Politik

Handy definiert Status in Ostafrika

Das Mobiltelefon ist in Ostafrika längst zum populären Instrument der Alltagskommunikation geworden. Das berichtet die Afrikaforscherin Julia Pfaff vom Lehrstuhl für Bevölkerungs- und Sozialgeographie der Universität Bayreuth. In einer längeren Feldforschung beobachtete sie die Bedeutung des Mobiltelefons bei den Swahili, worunter man die Bevölkerung der ostafrikanischen Küste mit arabischen Vorfahren und Kiswahili als Muttersprache versteht.

13.11.2009

Foto: Elmer Lenzen
Foto: Elmer Lenzen
„In westlichen Ländern befürchtet man immer wieder, dass aufgrund des Handys persönliche face-to-face-Gespräche und Besuche abnehmen und das soziale Miteinander negativ beeinträchtigt wird. Die Realität zeigt etwa am Beispiel Ostafrika ein weniger radikales Bild", so Pfaff im pressetext-Interview. Handys haben bei den Swahili hohe symbolische Bedeutung und sind schon bei Jugendlichen ein sehr begehrtes Objekt, das oft auch den Status definiert.
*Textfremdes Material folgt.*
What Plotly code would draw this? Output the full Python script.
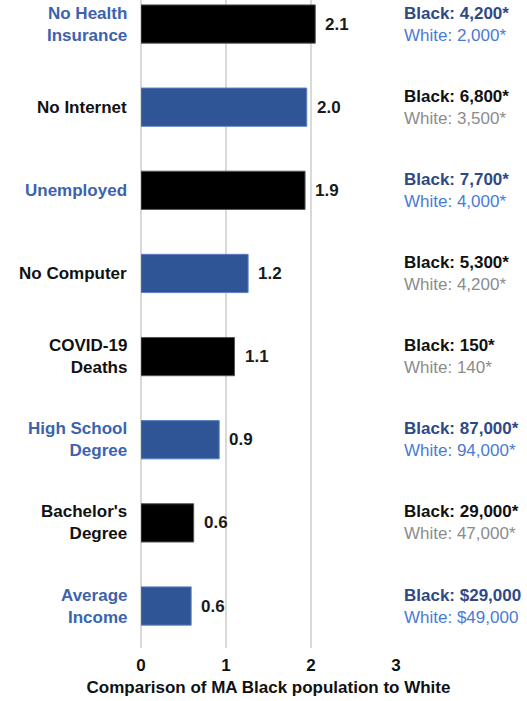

Besonders in Städten ist die Handydichte sehr hoch, im Umlauf sind Imitate und Billigimporte aus Asien ebenso wie 600 Euro-Modelle. "Man wundert sich oft, wie die Menschen das Geld zusammenbringen, um sich so ein Gerät zu kaufen."

Täglich eine neue Wertkarte

Während Handykunden in Europa meistens Verträge besitzen und vom Betreiber alle zwei Jahre ein neues Gerät erhalten, vertraut man in Afrika lieber auf Prepaid-Karten. "Handys werden benutzt, bis sie nicht mehr reparierbar sind. Innerhalb ihrer Lebensdauer werden sie jedoch in der Regel viele Male weiterverkauft." Ein ganzes Gewerbe von Einzelpersonen sei entstanden, die defekte Handys reparieren, kaufen und weiterverkaufen oder dem Kundenwunsch entsprechend in der Ausstattung wie etwa den Klingeltönen anpassen.

Als Ding der Unmöglichkeit bezeichnet es Pfaff, in Ostafrika ein aufgeladenes Guthaben länger zu behalten. "Wenn in der Familie jemand eine Wertkarte kauft, will sie der kleine Bruder gleich verbrauchen und man kann es ihm kaum abschlagen. Um daraus entstehenden Konflikten zu entgehen, lädt man meist erst direkt vor dem Anruf auf.“ Das Auflade-Guthaben beschränkt sich daher oft auf minimale Beträge. "Durchschnittlich beträgt der Aufladewert bloß einen US-Dollar, was Menschen der Mittelklasse an einem Tag verbrauchen." Da SMS-Nachrichten günstiger sind, werden diese häufiger genutzt, ebenso billigere Nachttarife.

Anläuten heißt: "Ich denke an dich"

Eine Revolution der Gesellschaft hat die Einführung des Handys nicht bewirkt. "Die Technologie gliedert sich ein in Strukturen, die es schon früher gab", so Pfaff. Die Bandbreite der Benutzung sei in mancher Hinsicht in ostafrikanischen Staaten größer als in Europa. "Häufig genutzt werden sogenannte ‚missed calls’ bei denen der Anrufer nur einmal anläutet und dann auflegt. Das signalisiert, dass man an den anderen denkt oder zurückgerufen werden will." Beliebt bei Frauen ist es zum Beispiel bei Männern anzuklingeln, umgekehrt sei es kaum denkbar. "Wichtig ist es, die sozialen Umgangsformen und Normen zu kennen, damit man sich keinen faux pas erlaubt."

Ganz unverändert blieben soziale Beziehungen jedoch doch nicht, berichtet Pfaff. "Den muslimischen Jugendlichen ist es nun eher möglich, nachts heimlich mit Freunden zu telefonieren. Damit schwindet die Kontrolle der Eltern." Während Jungen je nach ihrem sozialen Hintergrund kurz vor dem Erwachsenwerden das erste Handy besitzen, versuche man in einigen Familien diesen Zeitpunkt bei Mädchen länger hinauszuzögern. Zudem sei es Menschen, die in entlegenen Regionen leben, nun viel eher möglich, Kontakte mit Verwandten aufrecht zu erhalten. "Die Netzabdeckung ist mittlerweile auch auf dem Land schon sehr gut", so die Bayreuther Afrikaforscherin.